Several days before opening arguments, legal issues central to the conduct of the trial remained to be settled. Both parties in the case submitted proposed jury instructions, which figured significantly into how the jury would view evidence, but also how they would define the principal charge of torture.6 In its proposed instructions, the defense chose a definition of torture as “equivalent in intensity to the pain accompanying serious physical injury, such as organ failure, impairment of bodily function, or even death.” The definition stemmed not from case law but from the Justice Department itself, in a legal interpretation of the federal antitorture statute known as the Bybee Memo, authored by John Yoo of the Office of Legal Counsel.
It was an attempt to link the public debate over the use of “enhanced interrogation” to the alleged acts Chucky been accused of committing in the name of his father’s regime. He held out hope that the government could be compelled to produce videotapes of the interrogation of Abu Zubaydah that the CIA acknowledged had been destroyed—perhaps to seize the moral high ground from the prosecutors. He thought these videos would reveal to the jury the hypocrisy of the same Justice Department that had legalized torture now prosecuting a defendant for it. The public debate over enhanced interrogation had little r
elevance to the trial, but Chucky saw a political connection between the two.
The U.S. attorney for the Southern District of Florida, R. Alexander Acosta, rejected the suggestion of moral equivalence between enhanced interrogation and the torture Chucky had been accused of.7 “This case is in many ways sui generis,” he said. “The acts that were committed were heinous. They were torture. They were committed not just once or twice, but repeatedly.… It’s the first and only time the torture statute has been used and I would defend its use.”
The judge, a Bush appointee named Cecilia Altonaga, appeared to want to prevent the case from becoming another platform for the Bush administration torture debate.8 She tabled the most controversial issue—the definition of torture—until after each party had presented its case. But when asked to apply the controversial definition put forward by the Bybee Memo, she said, “I will not give an instruction that relies upon that memorandum as its authority.”
Just as the trial was to open, the prosecution’s case suffered a significant setback. The indictment’s original witness—Varmuyan Dulleh—reversed his decision to testify. In pretrial arguments, Chucky’s defense team had indicated that they would raise Dulleh’s HIV status under cross-examination. (Dulleh had tested positive in 2005.) The stigma associated with HIV, particularly within the Liberian Mandingo community, made him fearful of being forced to disclose this information at trial.

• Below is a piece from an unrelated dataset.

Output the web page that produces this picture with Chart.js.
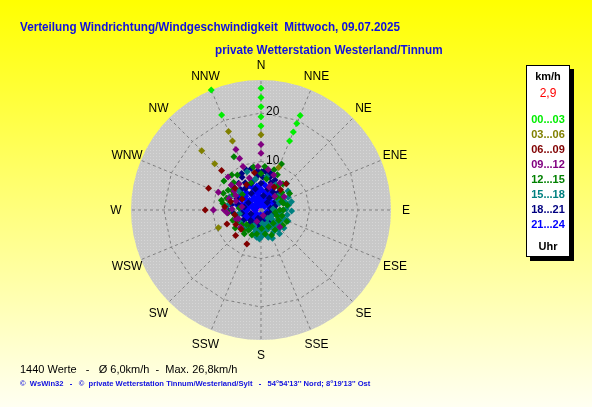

Another prosecution witness, the former journalist Hassan Bility, pressed Dulleh to reconsider.9 The two were old friends with strong familial and tribal ties, and they had been imprisoned together. When he reached Dulleh at home in Chicago, Bility found him distraught. Bility tried to convince him of the importance of his testimony, but by the time Bility hung up the phone, whether Dulleh would appear on the stand in Miami remained unclear.